Only my repair partition is FAT. Everything else is NTFS.
I think it's essential to keep a small FAT partition (nowadays "small" can be pretty big). You want to be able to boot at least DOS because of the repair facilities available from DOS. NTFS is one; partition magic is another; the NT boot sector repair utility (from the NT resource kit) is a third. IMHO these are must haves. I probably should have more tools, but I've limped along with these.
I keep DOS, Win 3.11, Win 95, and my emergency NT all on a single 500 mb FAT partition. I do have nominal need to support legacy Win 3.11 products, but in truth I haven't had to use it for that for years (and I have an old clunker in the basement still running Win 3.11 all day every day).
But I've DARN well used DOS to make repairs, often going into Win 3.11 to do file copies, text edits, etc.

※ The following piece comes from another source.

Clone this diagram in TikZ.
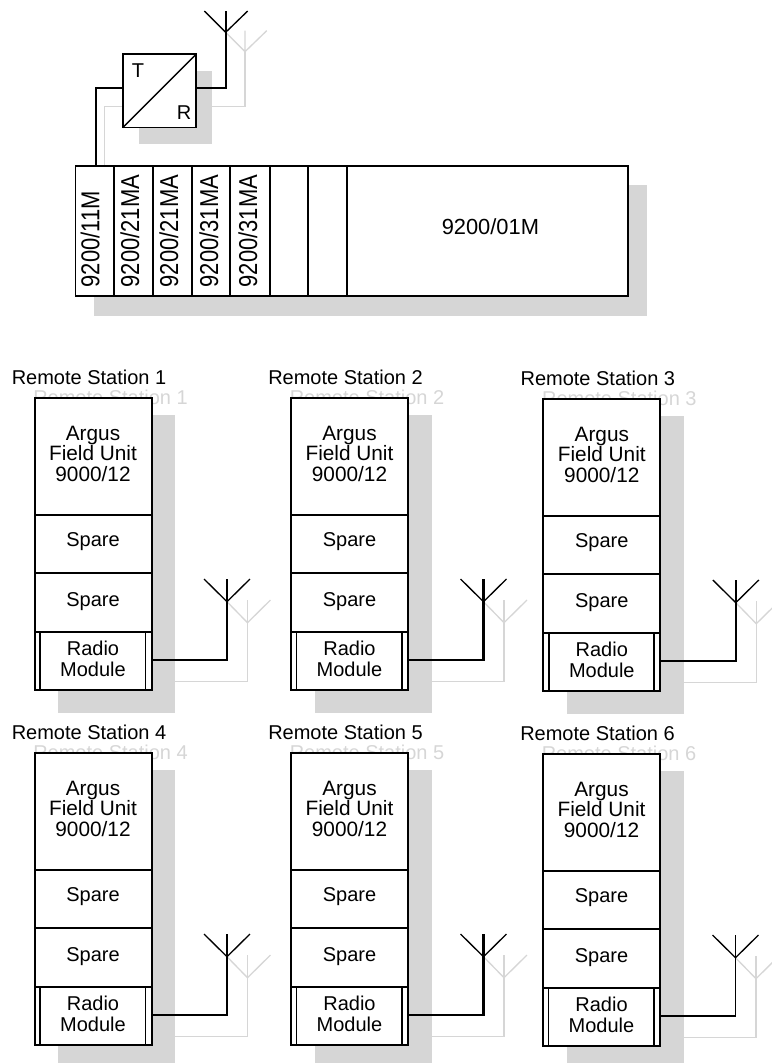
\documentclass[tikz,border=0pt]{standalone}
\usepackage{fontspec}
\setmainfont{Liberation Sans}
\newfontfamily\rackfont[FakeStretch=0.85]{Liberation Sans}
\usetikzlibrary{positioning}
\definecolor{shadegrey}{HTML}{D6D6D6}
\tikzset{
  shadow/.style={fill=shadegrey},
  wire/.style={line width=1.3pt,line join=miter},
  wiregrey/.style={line width=1pt,draw=shadegrey},
  arms/.style={line width=1pt},
  modbox/.style={draw,fill=white,rectangle,inner sep=0pt,outer sep=0pt,anchor=north west,line width=1.5pt},
  slot/.style={draw,fill=white,rectangle,inner sep=0pt,outer sep=0pt,anchor=north west,line width=1.25pt},
  lbl/.style={font=\fontsize{15}{15}\selectfont,inner sep=0pt,anchor=base west},
  lblmid/.style={font=\fontsize{15.6}{15.4}\selectfont,inner sep=0pt,align=center},
}
\begin{document}
\begin{tikzpicture}[x=0.75pt,y=-0.75pt]
  \useasboundingbox (0,0) rectangle (771,1063);
  % ---- master rack ----
  \fill[shadow] (94,185) rectangle (646.7,315.7);
  \fill[shadow] (139,70.7) rectangle (212,143.7);
  \coordinate (antg) at (245,51.7);
  \draw[wiregrey] (antg)--(245,30.7) (225.7,32.3)--(antg)--(266.7,30.7);
  \draw[wiregrey] (104.3,166)--(104.3,106.7)--(123,106.7) (196,106.7)--(245,106.7)--(antg);
  \coordinate (antb) at (225.7,32.3);
  \draw[wire] (antb)--(225.7,11);
  \draw[arms] (204.3,11)--(antb)--(247.7,11);
  \node[slot,minimum width=55pt,minimum height=55pt] (tr) at (122.7,54.3) {};
  \draw[arms] (tr.south west)--(tr.north east);
  \node[lbl] (tx) at (131.5,78) {T};
  \node[lbl] (rx) at (176.5,119) {R};
  \coordinate (trout) at (196,88);
  \draw[wire] (trout)--(225.7,88)--(antb);
  \foreach \i/\xa/\xb in {1/75.5/113.7,2/113.7/153,3/153/192,4/192/230,5/230/270,6/270/308,7/308/346.7,8/346.7/628}{
    \pgfmathsetmacro{\slotw}{(\xb-\xa)*0.75}
    \node[slot,minimum width=\slotw pt,minimum height=97.3pt] (slot\i) at (\xa,166) {};
  }
  \foreach \i/\bx/\t in {1/99.3/11M,2/139/21MA,3/178/21MA,4/218/31MA,5/257/31MA}{
    \node[lbl,font=\rackfont\fontsize{19.4}{19}\selectfont,rotate=90] (card\i) at (\bx,287.5) {9200/\t};
  }
  \node[lbl,font=\fontsize{16.4}{16}\selectfont] (mastercard) at (441.5,234.5) {9200/01M};
  \draw[wire] (95.7,166)--(95.7,88)--(123,88);
  % ---- remote stations ----
  \foreach \n/\ox/\oy/\w in {1/34.5/398/1.6,2/291/398/1.6,3/543.3/399/1.2,4/34.5/753/1.6,5/291/753/1.6,6/543/754/1.2}{
    \begin{scope}[shift={(\ox,\oy)}]
      \fill[shadow] (23.5,17) rectangle (140.5,315);
      \node[lbl,text=shadegrey] (ghost\n) at (-1.5,6) {Remote Station \n};
      \node[lbl] (title\n) at (-23,-14) {Remote Station \n};
      \coordinate (gjoin\n) at (213,224.7);
      \draw[wiregrey] (140.5,283.7)--(213,283.7)--(gjoin\n)--(213,202);
      \draw[wiregrey] (192.5,203.7)--(gjoin\n)--(236,202);
      \node[modbox,minimum width=87.75pt,minimum height=87.75pt] (unit\n) at (0,0) {};
      \node[modbox,minimum width=87.75pt,minimum height=43.5pt] (spareA\n) at (0,117) {};
      \node[modbox,minimum width=87.75pt,minimum height=44.25pt] (spareB\n) at (0,175) {};
      \node[modbox,minimum width=87.75pt,minimum height=43.5pt] (radio\n) at (0,234) {};
      \draw[line width=1.25pt] (5.5,234)--(5.5,292) (111,234)--(111,292);
      \node[lblmid] (unittxt\n) at (58.5,55.5) {Argus\\Field Unit\\9000/12};
      \node[lbl,anchor=base] (sparetxtA\n) at (58.5,148.7) {Spare};
      \node[lbl,anchor=base] (sparetxtB\n) at (58.5,208.7) {Spare};
      \node[lblmid,font=\fontsize{15}{15.4}\selectfont] (radiotxt\n) at (58.5,261) {Radio\\Module};
      \coordinate (rout\n) at (117,262);
      \coordinate (bjoin\n) at (192.5,203.7);
      \draw[line width=\w pt] (rout\n)--(192.5,262)--(bjoin\n)--(192.5,181);
      \draw[arms] (169.5,181)--(bjoin\n)--(215.5,181);
    \end{scope}
  }
\end{tikzpicture}
\end{document}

They're kind of like my old Volkswagon -- not flashy or particularly comfortable, but by God I can make 'em RUN.
Total overhead is Win 3.11+DOS 20mb; Win 95 90 mb; NT 99mb. At 4cents/meg this costs me 80 cents for Dos and Win 3.11 and another 4 bucks for Win 95 <G>. *&^%^*& Turbo Tax wouldn't even run on NT this year, so I had to boot up 95 to do my taxes. Intuit is definitely off my Valentine card list for next year. The point is, though, you never know what you'll need and the cost is relatively small.
BTW, it's probably important to keep the FAT partition as partition 0 on physical drive 1 (the default boot partition).